HDB coordinates

In [20]:
import pandas as pd
from shapely.geometry import shape
import json
import re

# Load the GeoJSON file
file_path = '../data/HDB/HDBExistingBuilding.geojson'
with open(file_path, 'r') as f:
    geojson_data = json.load(f)
centroids_data = []

postal_code_pattern = r'POSTAL_COD<\/th> <td>(\d{6})<\/td>'

for feature in geojson_data['features']:
    # Use Shapely to construct the shape from the geometry and calculate the centroid
    polygon = shape(feature['geometry'])
    centroid = polygon.centroid

    # Extract postal code using regex from the description
    description = feature['properties']['Description']
    match = re.search(postal_code_pattern, description)
    postal_code = match.group(1) if match else None

    # Append the centroid coordinates, postal code, and other properties to the list
    centroids_data.append({
        'Latitude': centroid.y,
        'Longitude': centroid.x,
        'PostalCode': postal_code
    })

# Convert the list of centroid data into a pandas DataFrame
hdb_coordinates = pd.DataFrame(centroids_data)

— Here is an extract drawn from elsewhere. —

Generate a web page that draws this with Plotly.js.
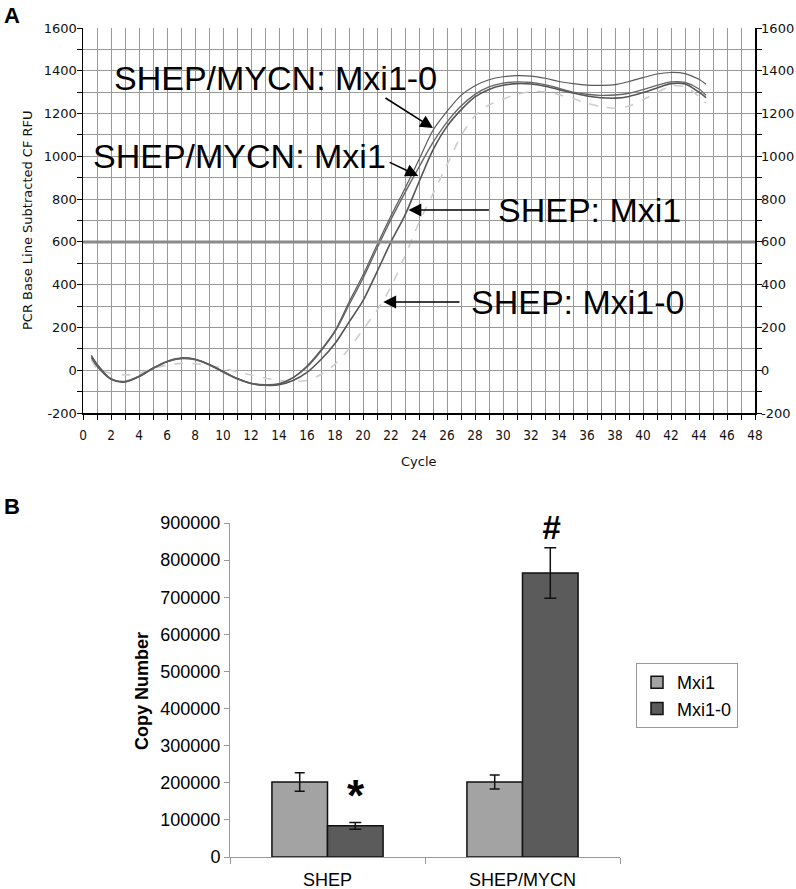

# Return the pandas DataFrame
hdb_coordinates

# Save the pandas DataFrame to a CSV file
hdb_coordinates.to_csv('../data/HDB/hdb_coordinates.csv', index=False)

private property coordinates

In [21]:
file_path = '../data/HDB/URANoofDwellingUnitscurrentyear.geojson'

# Read the GeoJSON file
with open(file_path, 'r') as f:
    geojson_data = json.load(f)

# Initialize an empty list to hold the data
data = []

# Regex pattern to match postal codes within the description
postal_code_pattern = r'POSTALCODE<\/th> <td>(\d{6})<\/td>'

# Loop through each feature in the GeoJSON file
for feature in geojson_data['features']:
    # Extract coordinates directly since it's a Point geometry
    coordinates = feature['geometry']['coordinates']
    longitude = coordinates[0]
    latitude = coordinates[1]

    # Extract postal code using regex from the description
    description = feature['properties']['Description']
    match = re.search(postal_code_pattern, description)
    postal_code = match.group(1) if match else None

    # Append the coordinates and postal code to the list
    data.append({
        'Latitude': latitude,
        'Longitude': longitude,
        'PostalCode': postal_code
    })

# Convert the list of data into a pandas DataFrame
private_coordinates = pd.DataFrame(data)

# Show the DataFrame
private_coordinates.to_csv('../data/HDB/private_coordinates.csv', index=False)

optional: reverse geocode coordinates to get addresses: v slow

In [1]:
import requests
import time
import pandas as pd
from shapely.geometry import shape
import json

from dotenv import load_dotenv
import os
import requests

load_dotenv()
payload = {
        "email": os.getenv("ONE_MAP_EMAIL"),
        "password": os.getenv("ONE_MAP_PASSWORD")
      }
api_key = requests.request("POST", "https://www.onemap.gov.sg/api/auth/post/getToken", json=payload)
api_key = api_key.json()["access_token"]

base_url = "https://www.onemap.gov.sg/api/public/revgeocode"

# Headers for the API request
headers = {
    "Authorization": f"Bearer {api_key}"
}

# Add a new column for addresses
df_centroids['Address'] = None

# Loop over the DataFrame rows
for index, row in df_centroids.iterrows():
    # Construct the API URL for reverse geocoding
    url = f"{base_url}?location={row['Latitude']},{row['Longitude']}&addressType=All&otherFeatures=N"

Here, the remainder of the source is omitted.